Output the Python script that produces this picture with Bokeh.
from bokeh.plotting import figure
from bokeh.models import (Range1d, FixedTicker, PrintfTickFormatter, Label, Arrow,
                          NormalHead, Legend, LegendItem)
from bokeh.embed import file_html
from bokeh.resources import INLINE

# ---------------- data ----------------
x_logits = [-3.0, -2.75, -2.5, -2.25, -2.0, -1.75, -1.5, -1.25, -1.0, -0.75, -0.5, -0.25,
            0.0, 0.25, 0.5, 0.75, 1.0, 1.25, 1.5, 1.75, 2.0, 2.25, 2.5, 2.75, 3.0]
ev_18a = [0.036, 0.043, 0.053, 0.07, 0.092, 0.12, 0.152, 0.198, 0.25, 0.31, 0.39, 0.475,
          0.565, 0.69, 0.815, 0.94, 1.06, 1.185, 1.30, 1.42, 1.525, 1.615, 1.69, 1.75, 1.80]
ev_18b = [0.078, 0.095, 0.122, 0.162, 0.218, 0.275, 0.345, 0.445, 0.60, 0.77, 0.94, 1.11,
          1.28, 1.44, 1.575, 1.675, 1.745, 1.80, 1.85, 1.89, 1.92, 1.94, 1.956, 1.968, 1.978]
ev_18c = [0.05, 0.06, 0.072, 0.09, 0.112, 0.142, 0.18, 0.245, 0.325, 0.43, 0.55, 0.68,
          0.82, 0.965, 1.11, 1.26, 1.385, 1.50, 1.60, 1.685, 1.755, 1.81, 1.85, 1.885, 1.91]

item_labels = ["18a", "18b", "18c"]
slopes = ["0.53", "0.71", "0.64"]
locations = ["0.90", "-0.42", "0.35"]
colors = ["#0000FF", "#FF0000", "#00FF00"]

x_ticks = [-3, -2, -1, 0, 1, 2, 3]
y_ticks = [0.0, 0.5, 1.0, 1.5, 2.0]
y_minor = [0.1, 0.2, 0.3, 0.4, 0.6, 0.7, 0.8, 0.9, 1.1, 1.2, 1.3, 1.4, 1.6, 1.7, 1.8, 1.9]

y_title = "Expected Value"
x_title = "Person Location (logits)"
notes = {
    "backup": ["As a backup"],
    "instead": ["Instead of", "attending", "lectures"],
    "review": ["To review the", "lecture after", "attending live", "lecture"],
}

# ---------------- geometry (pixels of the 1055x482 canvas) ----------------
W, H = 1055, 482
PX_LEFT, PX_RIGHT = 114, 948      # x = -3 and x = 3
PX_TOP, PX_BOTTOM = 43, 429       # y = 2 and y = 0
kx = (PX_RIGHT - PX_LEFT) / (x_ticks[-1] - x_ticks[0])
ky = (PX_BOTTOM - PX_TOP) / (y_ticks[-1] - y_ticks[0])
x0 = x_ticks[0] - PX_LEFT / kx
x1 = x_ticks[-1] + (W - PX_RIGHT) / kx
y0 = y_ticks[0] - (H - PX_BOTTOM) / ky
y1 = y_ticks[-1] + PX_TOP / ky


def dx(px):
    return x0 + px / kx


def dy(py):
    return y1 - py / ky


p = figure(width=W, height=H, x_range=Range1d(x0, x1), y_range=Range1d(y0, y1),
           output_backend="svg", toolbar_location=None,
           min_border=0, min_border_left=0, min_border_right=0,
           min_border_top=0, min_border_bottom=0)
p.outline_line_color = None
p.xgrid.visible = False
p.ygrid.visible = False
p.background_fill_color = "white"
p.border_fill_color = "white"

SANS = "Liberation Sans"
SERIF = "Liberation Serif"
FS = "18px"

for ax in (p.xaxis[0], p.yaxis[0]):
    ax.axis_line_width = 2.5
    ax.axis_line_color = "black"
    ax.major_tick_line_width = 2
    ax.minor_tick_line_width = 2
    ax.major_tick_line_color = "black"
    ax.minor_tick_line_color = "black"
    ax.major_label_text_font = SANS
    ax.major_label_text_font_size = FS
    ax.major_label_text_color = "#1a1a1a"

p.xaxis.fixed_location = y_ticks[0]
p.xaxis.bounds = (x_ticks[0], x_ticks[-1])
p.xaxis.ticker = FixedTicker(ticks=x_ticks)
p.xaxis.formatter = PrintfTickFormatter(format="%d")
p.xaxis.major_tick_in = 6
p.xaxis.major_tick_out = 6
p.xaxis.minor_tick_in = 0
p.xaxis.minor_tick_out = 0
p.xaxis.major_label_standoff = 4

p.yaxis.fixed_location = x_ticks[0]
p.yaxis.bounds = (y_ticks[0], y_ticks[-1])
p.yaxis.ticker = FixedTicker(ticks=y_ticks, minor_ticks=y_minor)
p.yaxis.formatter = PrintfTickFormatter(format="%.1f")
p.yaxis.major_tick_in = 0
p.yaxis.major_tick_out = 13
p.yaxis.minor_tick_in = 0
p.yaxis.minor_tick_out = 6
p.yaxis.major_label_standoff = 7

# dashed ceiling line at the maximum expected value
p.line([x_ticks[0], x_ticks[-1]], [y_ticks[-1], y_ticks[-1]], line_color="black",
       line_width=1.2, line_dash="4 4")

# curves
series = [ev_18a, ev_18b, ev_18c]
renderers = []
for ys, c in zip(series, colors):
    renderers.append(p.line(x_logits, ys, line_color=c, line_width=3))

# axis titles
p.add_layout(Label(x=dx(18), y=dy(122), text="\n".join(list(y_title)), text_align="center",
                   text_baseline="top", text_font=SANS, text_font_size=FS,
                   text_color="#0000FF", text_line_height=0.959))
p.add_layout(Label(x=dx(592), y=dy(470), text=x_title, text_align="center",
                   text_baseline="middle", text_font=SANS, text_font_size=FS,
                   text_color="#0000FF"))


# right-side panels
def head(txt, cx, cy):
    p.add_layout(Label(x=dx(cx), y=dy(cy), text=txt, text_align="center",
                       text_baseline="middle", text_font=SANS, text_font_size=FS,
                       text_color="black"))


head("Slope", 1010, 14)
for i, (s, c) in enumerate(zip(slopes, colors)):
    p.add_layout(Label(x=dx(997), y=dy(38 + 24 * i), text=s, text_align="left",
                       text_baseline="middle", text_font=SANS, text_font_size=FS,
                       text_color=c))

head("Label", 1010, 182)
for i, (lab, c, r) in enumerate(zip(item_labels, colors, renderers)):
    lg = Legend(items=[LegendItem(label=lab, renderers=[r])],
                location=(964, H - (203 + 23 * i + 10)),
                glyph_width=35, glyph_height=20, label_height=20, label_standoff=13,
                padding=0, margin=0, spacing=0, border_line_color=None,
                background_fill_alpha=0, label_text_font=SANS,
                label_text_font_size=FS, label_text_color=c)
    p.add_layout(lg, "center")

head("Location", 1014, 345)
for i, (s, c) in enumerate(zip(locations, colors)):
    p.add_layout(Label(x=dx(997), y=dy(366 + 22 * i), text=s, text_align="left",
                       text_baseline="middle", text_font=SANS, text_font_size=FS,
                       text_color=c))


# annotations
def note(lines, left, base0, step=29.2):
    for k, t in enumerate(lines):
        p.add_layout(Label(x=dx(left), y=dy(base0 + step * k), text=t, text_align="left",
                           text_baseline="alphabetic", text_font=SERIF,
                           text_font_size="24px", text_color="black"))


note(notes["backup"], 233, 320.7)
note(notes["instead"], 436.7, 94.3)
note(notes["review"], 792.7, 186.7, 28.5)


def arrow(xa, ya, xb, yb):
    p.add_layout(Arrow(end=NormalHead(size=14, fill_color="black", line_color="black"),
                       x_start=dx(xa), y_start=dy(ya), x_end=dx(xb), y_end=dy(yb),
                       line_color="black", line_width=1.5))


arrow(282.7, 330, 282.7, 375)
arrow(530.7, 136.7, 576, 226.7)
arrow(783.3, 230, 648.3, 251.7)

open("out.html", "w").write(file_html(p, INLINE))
---
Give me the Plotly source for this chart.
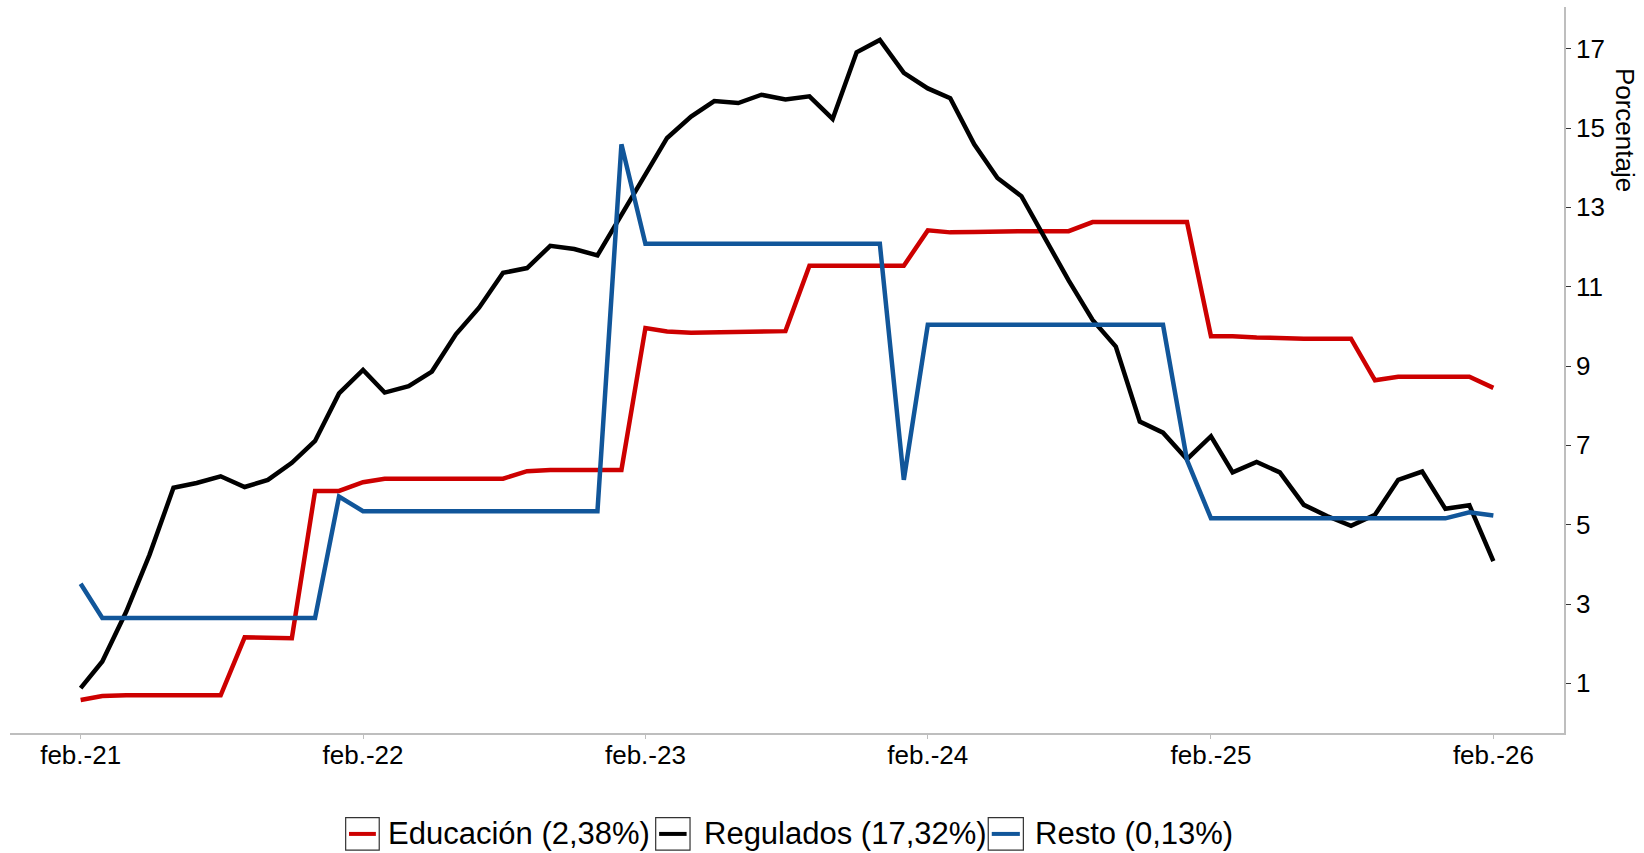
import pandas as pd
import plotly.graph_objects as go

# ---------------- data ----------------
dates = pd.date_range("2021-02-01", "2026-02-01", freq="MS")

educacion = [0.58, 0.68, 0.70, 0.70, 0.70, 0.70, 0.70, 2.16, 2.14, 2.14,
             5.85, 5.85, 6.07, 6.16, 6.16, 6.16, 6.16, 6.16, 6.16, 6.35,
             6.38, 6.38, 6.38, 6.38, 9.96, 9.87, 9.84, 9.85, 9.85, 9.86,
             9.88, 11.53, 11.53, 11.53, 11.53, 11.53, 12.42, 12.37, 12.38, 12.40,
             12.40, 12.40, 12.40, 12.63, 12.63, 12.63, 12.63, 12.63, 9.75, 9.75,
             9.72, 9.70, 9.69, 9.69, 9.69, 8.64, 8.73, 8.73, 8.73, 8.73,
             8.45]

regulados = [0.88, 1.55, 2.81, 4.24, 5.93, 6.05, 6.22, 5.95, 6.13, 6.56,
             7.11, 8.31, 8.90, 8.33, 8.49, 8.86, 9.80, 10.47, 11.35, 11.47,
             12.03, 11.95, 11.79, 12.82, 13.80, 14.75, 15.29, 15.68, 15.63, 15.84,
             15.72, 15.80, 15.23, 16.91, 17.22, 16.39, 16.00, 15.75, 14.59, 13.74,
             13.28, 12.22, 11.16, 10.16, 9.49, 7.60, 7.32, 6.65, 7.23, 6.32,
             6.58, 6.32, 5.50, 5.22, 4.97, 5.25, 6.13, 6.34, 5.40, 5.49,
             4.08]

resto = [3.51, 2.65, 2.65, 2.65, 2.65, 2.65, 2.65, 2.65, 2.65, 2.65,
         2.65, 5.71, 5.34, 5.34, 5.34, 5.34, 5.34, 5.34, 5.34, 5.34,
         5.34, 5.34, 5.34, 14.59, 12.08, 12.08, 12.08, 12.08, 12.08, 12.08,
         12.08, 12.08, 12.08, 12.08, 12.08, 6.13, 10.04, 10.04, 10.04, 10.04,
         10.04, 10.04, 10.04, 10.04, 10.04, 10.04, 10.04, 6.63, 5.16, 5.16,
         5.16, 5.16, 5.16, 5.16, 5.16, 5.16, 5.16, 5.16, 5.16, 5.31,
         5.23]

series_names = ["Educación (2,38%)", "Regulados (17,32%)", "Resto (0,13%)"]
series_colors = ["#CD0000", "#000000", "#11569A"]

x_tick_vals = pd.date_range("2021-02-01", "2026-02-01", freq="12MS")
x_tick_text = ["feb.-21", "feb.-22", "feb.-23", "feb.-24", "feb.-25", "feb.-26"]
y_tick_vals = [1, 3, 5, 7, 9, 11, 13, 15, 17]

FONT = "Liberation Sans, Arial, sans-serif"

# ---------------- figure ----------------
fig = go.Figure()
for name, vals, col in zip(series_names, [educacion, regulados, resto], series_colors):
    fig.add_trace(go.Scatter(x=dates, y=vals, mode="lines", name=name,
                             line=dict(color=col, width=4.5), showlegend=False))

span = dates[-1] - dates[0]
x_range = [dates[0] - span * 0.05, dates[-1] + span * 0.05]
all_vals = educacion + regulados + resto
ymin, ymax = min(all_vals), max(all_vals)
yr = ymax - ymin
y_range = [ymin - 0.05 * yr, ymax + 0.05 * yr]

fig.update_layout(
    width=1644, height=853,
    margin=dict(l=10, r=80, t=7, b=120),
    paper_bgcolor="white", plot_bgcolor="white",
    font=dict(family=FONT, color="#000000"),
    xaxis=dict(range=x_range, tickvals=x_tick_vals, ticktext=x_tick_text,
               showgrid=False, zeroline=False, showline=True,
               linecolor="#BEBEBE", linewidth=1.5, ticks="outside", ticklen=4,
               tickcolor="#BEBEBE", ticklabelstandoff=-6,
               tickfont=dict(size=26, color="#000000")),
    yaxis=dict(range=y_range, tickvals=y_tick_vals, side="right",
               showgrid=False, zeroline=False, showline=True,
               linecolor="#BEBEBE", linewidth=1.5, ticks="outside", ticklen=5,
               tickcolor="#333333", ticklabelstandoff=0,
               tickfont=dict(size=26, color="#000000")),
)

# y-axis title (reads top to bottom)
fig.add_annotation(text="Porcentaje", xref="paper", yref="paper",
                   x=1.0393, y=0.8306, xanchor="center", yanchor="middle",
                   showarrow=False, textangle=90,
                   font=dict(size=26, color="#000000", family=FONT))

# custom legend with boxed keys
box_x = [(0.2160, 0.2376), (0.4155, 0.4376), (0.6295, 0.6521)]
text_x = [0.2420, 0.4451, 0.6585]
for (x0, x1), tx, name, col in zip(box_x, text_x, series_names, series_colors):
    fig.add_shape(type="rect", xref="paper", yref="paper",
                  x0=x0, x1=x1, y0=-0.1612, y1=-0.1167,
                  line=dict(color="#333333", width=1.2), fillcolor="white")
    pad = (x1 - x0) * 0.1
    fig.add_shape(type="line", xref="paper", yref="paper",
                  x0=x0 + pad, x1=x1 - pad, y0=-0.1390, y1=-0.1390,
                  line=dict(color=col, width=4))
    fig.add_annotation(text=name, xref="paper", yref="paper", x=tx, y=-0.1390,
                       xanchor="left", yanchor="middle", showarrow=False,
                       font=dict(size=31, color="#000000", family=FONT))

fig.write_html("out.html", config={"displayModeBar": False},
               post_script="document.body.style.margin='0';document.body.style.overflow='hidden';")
---
| Short exercise |
Taking the records above, retype every line from the one with "Output the Python" down to the one with "from bokeh.resources import INLINE", exactly and with nothing else.

| Task answer |
Output the Python script that produces this picture with Bokeh.
from bokeh.plotting import figure
from bokeh.models import (Range1d, FixedTicker, PrintfTickFormatter, Label, Arrow,
                          NormalHead, Legend, LegendItem)
from bokeh.embed import file_html
from bokeh.resources import INLINE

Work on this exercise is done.